Do you have a Sephardi minyan? Do you have Wifi? A study in the Yeshiva experience.

We just returned from Israel night. It is that magical time when my son is looking at Yeshivot to study at in Israel for his upcoming gap year before going off to University. It is especially nostalgic for me as I see that the schools he is seriously considering are the same as those that I looked at when researching my post-high school year in Israel.

My son has a very unique plan when attending an Israel school presentation and asking follow-up questions. (I am revealing this WITH my son's permission.) He asks every school the same two questions: "Do you have a Sephardi minyan?" and "Do you have Wifi?"

On the surface, these seem to be two very strange and almost diametrically opposite questions. I must admit I squirmed a bit tonight when he asked one school these two questions and some in the room chuckled. But my son has a very specific reason for asking these questions. On one level, he wants to ask the unexpected and see how the representatives of various Yeshivot respond when faced with something a bit off the script. However, I also think there is something much deeper at work here which I later discussed with my son and he confirmed.

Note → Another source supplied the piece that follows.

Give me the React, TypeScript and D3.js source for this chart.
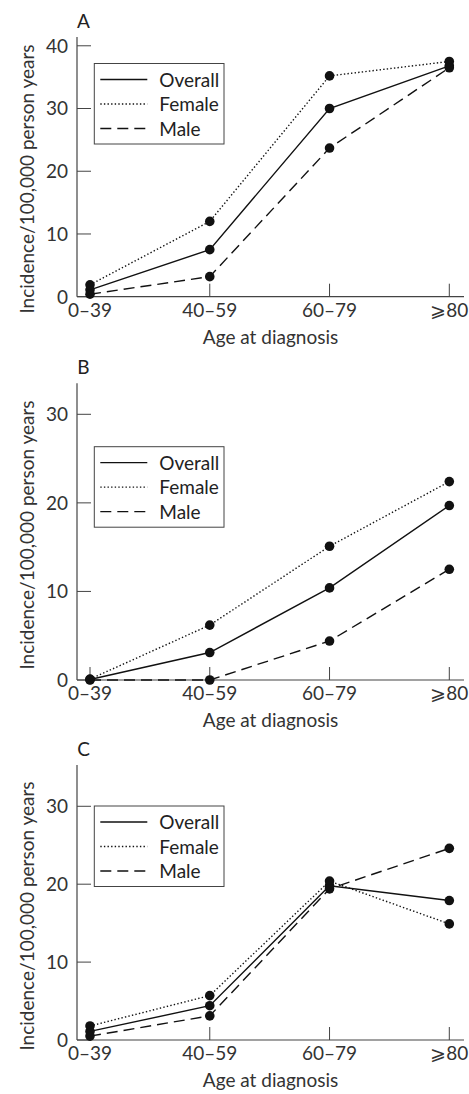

Do you have a Sephardi minyan? Note, my son has blond hair and blue eyes. He is a mix of Polish, German, and Ukrainian, Yeki, Litvak, and Chasidish, with nary a Sephardi ancestor for as far on our family tree as we can go. But he decided this year to start davening every morning in the Sephardi minyan at school and is now a proud member of the "Sephardi party". He began this practice to emulate an older Ashkenazi classmate, who is now a recent graduate of our Yeshiva, who followed this same practice in previous years. He has continued because he genuinely appreciates the atmosphere, the camaraderie, the difference of the Sephardi prayers.

The first question, do you have a Sephardi minyan, is asking what is your attitude towards difference? Do you celebrate diversity, Shivim Panim LeTorah, 70 Faces to the Torah? Do you want all of their students to become the best religiously committed Jewish individuals they can be with an emphasis on keeping their individuality, what makes each of them special? Do you celebrate the Dignity of Difference as Rabbi Jonathan Sacks calls it? Or do you aspire to create an ideal model for a religious Jew? Do you want every student to ultimately follow that same mold?

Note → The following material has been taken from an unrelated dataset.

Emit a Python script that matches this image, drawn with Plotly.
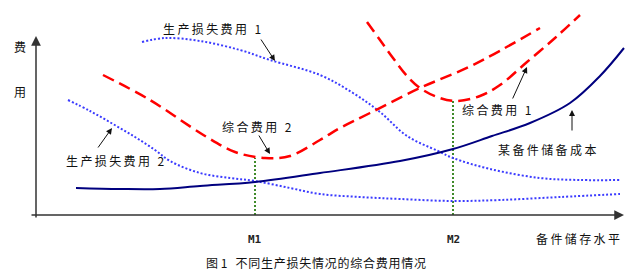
import plotly.graph_objects as go

# Data: x = 备件储存水平 (storage level), y = 费用 (cost), schematic units
cost_x = [40, 84, 124, 164, 219, 284, 364, 417, 456, 494, 534, 564, 588]
cost_y = [27, 26, 26, 29, 33, 42, 54, 66, 79, 92, 112, 139, 167]

loss1_x = [106, 129, 164, 204, 234, 284, 317, 344, 371, 402, 417, 454, 504, 544, 584]
loss1_y = [173, 177, 174, 165, 155, 140, 122, 103, 79, 64, 57, 46, 37, 35, 35]

loss2_x = [32, 54, 77, 99, 119, 134, 164, 194, 219, 254, 284, 324, 364, 417, 464, 524, 584]
loss2_y = [115, 104, 91, 78, 65, 54, 42, 37, 34, 27, 21, 18, 16, 14, 15, 18, 21]

total2_x = [67, 114, 169, 199, 229, 254, 284, 304, 334, 384, 437, 504]
total2_y = [140, 115, 79, 63, 57, 59, 75, 87, 102, 127, 150, 187]

total1_x = [331, 344, 357, 371, 384, 401, 419, 444, 464, 491, 519, 544]
total1_y = [193, 175, 157, 139, 127, 118, 114, 119, 130, 153, 177, 200]

m_labels = ["M1", "M2"]
m_x = [219, 417]
m_top = [57, 115]

FONT = "Noto Sans CJK SC"


def spaced(s, sep="\u2009"):
    return sep.join(list(s))


fig = go.Figure()

# green guide lines
for mx, mt in zip(m_x, m_top):
    fig.add_trace(go.Scatter(x=[mx, mx], y=[0, mt], mode="lines",
                             line=dict(color="#3f8a2a", width=2, dash="2px,2px")))

fig.add_trace(go.Scatter(x=loss1_x, y=loss1_y, mode="lines", line_shape="spline",
                         line=dict(color="#3b3bff", width=2, dash="2px,2px")))
fig.add_trace(go.Scatter(x=loss2_x, y=loss2_y, mode="lines", line_shape="spline",
                         line=dict(color="#3b3bff", width=2, dash="2px,2px")))
fig.add_trace(go.Scatter(x=total2_x, y=total2_y, mode="lines", line_shape="spline",
                         line=dict(color="#ff0000", width=2.5, dash="12px,6px")))
fig.add_trace(go.Scatter(x=total1_x, y=total1_y, mode="lines", line_shape="spline",
                         line=dict(color="#ff0000", width=2.5, dash="12px,6px")))
fig.add_trace(go.Scatter(x=cost_x, y=cost_y, mode="lines", line_shape="spline",
                         line=dict(color="#00007f", width=2)))

ann = []
# axes with arrows
ann.append(dict(x=0, y=179, ax=0, ay=-4, xref="x", yref="y", axref="x", ayref="y",
                text="", showarrow=True, arrowhead=2, arrowsize=1.3, arrowwidth=1.5,
                arrowcolor="#333333"))
ann.append(dict(x=588, y=0, ax=-6, ay=0, xref="x", yref="y", axref="x", ayref="y",
                text="", showarrow=True, arrowhead=2, arrowsize=1.3, arrowwidth=1.5,
                arrowcolor="#333333"))

# pointer arrows: (tip_x, tip_y, tail_x, tail_y)
pointers = [(239, 154, 224, 177), (234, 61, 222, 81), (76, 87, 61, 66),
            (491, 148, 476, 115), (536, 105, 536, 83)]
for tx, ty, sx, sy in pointers:
    ann.append(dict(x=tx, y=ty, ax=sx, ay=sy, xref="x", yref="y", axref="x", ayref="y",
                    text="", showarrow=True, arrowhead=2, arrowsize=1.2, arrowwidth=1,
                    arrowcolor="#111111"))

labels = [("费", -16, 169), ("用", -16, 124), ("生产损失费用 1", 176, 187),
          ("综合费用 2", 221, 89), ("生产损失费用 2", 79, 55), ("综合费用 1", 460, 106),
          ("某备件储备成本", 511, 66), ("备件储存水平", 542, -23)]
for t, x, y in labels:
    ann.append(dict(x=x, y=y, xref="x", yref="y", text=spaced(t), showarrow=False,
                    font=dict(family=FONT, size=12, color="#111111")))
for t, x in zip(m_labels, m_x):
    ann.append(dict(x=x, y=-24, xref="x", yref="y", text="<b>" + t + "</b>", showarrow=False,
                    font=dict(family="DejaVu Sans Mono", size=11, color="#222222")))
ann.append(dict(x=280, y=-47, xref="x", yref="y",
                text="图\u00a01\u00a0\u00a0\u00a0" + spaced("不同生产损失情况的综合费用情况", "\u200a"),
                showarrow=False, font=dict(family=FONT, size=12, color="#111111")))

fig.update_layout(
    width=640, height=272, margin=dict(l=0, r=0, t=0, b=0),
    paper_bgcolor="white", plot_bgcolor="white", showlegend=False,
    xaxis=dict(range=[-36, 604], visible=False),
    yaxis=dict(range=[-57, 215], visible=False),
    annotations=ann,
)
fig.write_html("out.html")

The second question, do you have Wifi, asks what is your attitude towards the outside world? And what do you view is the role of the Yeshiva in preparing students for this world? Do you view your Yeshiva as a citadel, a fortress to defend against the insidious forces which are unfortunately all too prevalent in our outside world, especially in the dark corners of the world wide web? Is the Internet something to be tolerated at best, perhaps even feared? Something you want to protect your students from? Or, do you view your Yeshiva not as a citadel or fortress but as a lighthouse, a city on a hill, bringing light to the world outside the confines of the academy? Do you view the role of the Yeshiva as one to prepare your students to become thoughtful adults who engage with the world with the Internet as a powerful tool for this engagement?

This is a topic that I have thought a great deal about in my role as a parent and as teacher and that I have blogged about in the past. Thanks to my son and his quirky questioning strategy, I am contemplating it once again.